Duan Pidi followed up his victory by trying to reclaim Ji. Upon hearing this, Shi Le knew that Shao Xu was now left vulnerable. Shi Le sent his generals Shi Hu and Kong Chang to attack Shao Xu at Yanci. Shi Hu besieged Shao Xu while Kong Chang took eleven of his camps. Shao Xu decided to personally lead his army against Shi Hu, but Shi Hu was prepared and had laid an ambush by hiding his cavalries. When the time was ripe, his cavalries appeared and attacked Shao Xu, capturing him during the battle.

Shi Hu sent Shao Xu to order his city to surrender. Instead, Shao Xu shouted to his nephew, Shao Zhu (邵竺), to remain loyal to Jin and continue resisting. Meanwhile, Duan Pidi rushed back in attempt to save Yanci. Duan Wenyang managed to break through Shi Hu army to allow him and Pidi to man the defence.
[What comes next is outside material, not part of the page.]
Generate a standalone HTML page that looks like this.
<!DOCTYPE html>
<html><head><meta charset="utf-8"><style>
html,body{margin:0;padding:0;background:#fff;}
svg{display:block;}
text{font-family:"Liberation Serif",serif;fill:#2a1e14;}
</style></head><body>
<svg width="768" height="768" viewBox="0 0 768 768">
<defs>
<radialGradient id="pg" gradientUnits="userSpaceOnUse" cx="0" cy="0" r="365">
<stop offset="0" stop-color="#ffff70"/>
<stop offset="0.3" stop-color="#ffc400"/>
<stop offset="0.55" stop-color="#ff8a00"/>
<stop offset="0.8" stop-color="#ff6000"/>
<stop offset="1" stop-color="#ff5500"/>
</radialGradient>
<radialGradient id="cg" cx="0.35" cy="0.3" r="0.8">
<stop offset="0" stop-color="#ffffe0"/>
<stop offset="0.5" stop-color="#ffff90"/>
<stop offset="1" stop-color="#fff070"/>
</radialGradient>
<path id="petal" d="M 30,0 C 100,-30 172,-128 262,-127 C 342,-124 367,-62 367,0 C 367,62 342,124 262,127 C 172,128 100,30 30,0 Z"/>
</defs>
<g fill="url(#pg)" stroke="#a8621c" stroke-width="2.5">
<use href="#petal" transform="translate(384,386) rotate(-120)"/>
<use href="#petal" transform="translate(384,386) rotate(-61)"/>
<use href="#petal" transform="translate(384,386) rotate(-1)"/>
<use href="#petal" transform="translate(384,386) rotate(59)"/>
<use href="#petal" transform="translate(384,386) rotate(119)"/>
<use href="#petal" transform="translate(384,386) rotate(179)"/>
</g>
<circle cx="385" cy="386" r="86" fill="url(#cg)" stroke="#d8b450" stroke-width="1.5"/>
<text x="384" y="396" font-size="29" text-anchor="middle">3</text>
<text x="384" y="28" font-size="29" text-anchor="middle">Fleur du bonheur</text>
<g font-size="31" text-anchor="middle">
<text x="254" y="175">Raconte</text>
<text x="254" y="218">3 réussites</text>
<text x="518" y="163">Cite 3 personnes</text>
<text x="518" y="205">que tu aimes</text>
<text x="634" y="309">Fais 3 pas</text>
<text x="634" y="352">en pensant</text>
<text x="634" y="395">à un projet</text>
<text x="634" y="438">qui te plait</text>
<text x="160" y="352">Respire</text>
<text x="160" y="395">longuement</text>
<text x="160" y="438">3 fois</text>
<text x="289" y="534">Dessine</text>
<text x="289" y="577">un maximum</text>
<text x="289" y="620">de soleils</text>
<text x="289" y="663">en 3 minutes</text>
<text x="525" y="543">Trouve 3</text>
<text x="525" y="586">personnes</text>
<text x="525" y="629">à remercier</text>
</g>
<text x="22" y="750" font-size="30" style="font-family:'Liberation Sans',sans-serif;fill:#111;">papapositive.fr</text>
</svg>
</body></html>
Joining them were Shao Xu's son, Shao Ji (邵緝) and Xu's nephews, Shao Cun and Shao Mi. Liu Yin, who was still in the south, upon hearing that Shao Xu was under attack, begged Sima Rui to send reinforcements and save him. Sima Rui refused and instead only passed Shao Xu's office over to his son, Shao Ji.
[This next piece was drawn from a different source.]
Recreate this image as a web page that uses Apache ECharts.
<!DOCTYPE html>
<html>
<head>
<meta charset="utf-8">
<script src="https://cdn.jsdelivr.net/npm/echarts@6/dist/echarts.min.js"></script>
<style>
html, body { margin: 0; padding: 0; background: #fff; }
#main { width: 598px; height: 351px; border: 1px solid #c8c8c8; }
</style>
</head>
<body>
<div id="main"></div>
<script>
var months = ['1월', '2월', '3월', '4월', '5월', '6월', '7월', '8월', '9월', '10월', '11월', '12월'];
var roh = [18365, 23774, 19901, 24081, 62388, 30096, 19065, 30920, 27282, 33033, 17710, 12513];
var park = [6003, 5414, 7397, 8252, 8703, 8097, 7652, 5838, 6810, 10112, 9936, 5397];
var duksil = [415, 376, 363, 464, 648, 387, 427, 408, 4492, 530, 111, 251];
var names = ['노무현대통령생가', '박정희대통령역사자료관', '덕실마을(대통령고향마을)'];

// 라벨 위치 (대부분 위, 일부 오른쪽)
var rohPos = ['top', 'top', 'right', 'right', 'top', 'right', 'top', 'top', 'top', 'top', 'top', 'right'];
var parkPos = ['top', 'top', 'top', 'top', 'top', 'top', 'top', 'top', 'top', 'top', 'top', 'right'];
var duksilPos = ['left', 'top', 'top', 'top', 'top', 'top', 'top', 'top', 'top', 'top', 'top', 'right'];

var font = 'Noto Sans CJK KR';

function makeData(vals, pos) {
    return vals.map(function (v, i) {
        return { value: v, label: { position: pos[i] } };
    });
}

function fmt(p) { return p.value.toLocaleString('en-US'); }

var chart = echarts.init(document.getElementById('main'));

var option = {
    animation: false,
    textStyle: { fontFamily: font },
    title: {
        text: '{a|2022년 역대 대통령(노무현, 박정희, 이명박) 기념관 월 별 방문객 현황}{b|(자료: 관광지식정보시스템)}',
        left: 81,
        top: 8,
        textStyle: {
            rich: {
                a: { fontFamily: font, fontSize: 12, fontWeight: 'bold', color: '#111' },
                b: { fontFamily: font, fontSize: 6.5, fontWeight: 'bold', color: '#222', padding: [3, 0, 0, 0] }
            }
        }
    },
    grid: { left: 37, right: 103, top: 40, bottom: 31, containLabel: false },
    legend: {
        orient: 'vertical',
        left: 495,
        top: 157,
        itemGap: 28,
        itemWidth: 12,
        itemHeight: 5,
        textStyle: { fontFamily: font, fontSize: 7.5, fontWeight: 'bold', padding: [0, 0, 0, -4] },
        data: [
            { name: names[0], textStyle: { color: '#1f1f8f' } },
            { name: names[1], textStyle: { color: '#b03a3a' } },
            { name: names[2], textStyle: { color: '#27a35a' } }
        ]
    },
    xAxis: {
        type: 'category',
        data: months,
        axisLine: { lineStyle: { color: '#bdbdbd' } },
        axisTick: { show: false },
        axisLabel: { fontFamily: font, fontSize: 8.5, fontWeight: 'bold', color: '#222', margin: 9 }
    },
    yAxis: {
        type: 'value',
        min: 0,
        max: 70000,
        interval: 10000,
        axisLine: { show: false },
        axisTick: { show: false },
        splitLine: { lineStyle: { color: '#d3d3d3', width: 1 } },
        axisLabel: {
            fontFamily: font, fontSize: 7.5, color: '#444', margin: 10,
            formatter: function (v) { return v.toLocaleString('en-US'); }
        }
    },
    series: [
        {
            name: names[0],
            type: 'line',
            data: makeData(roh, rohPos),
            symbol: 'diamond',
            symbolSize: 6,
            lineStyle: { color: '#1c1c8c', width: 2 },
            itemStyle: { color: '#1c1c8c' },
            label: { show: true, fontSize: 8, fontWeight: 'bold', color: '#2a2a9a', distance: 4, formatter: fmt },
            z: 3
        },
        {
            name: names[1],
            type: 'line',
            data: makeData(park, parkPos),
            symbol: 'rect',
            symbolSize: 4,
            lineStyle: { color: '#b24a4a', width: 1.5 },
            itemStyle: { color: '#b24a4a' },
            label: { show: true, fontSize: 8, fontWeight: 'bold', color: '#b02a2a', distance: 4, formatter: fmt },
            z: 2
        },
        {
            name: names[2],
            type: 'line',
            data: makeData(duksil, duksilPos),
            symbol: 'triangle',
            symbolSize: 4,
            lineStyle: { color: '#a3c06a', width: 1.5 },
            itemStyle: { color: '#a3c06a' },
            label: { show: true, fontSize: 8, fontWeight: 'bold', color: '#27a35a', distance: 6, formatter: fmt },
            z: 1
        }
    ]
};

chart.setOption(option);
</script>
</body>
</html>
=== Captivity and death ===
Shao Xu was sent to Shi Le's capital in Xiangguo. Shi Le respected Shao Xu's loyalty, so he freed him from captivity and appointed him Attendant Officer of the Household Gentlemen. Shi Le also issued a policy to his generals to always present him a captured official that they deemed worthy because of Shao Xu's defiance. Shao Xu continued to impress Shi Le as during his capture, Shao Xu would grow his own vegetables and sell them in the market. Because of this, Shi Le rewarded Shao Xu with clothes and grains. Often times, he would sigh and try to set Shao Xu as an example in the court.

Duan Pidi and Shao Xu's family were finally defeated and captured in 321. Despite Shi Le's respect for Shao Xu, Pidi's refusal to properly submit made Shi Le worried that the two would revolt in the future. Not long after, Shi Le ordered for Shao Xu and Pidi to be executed.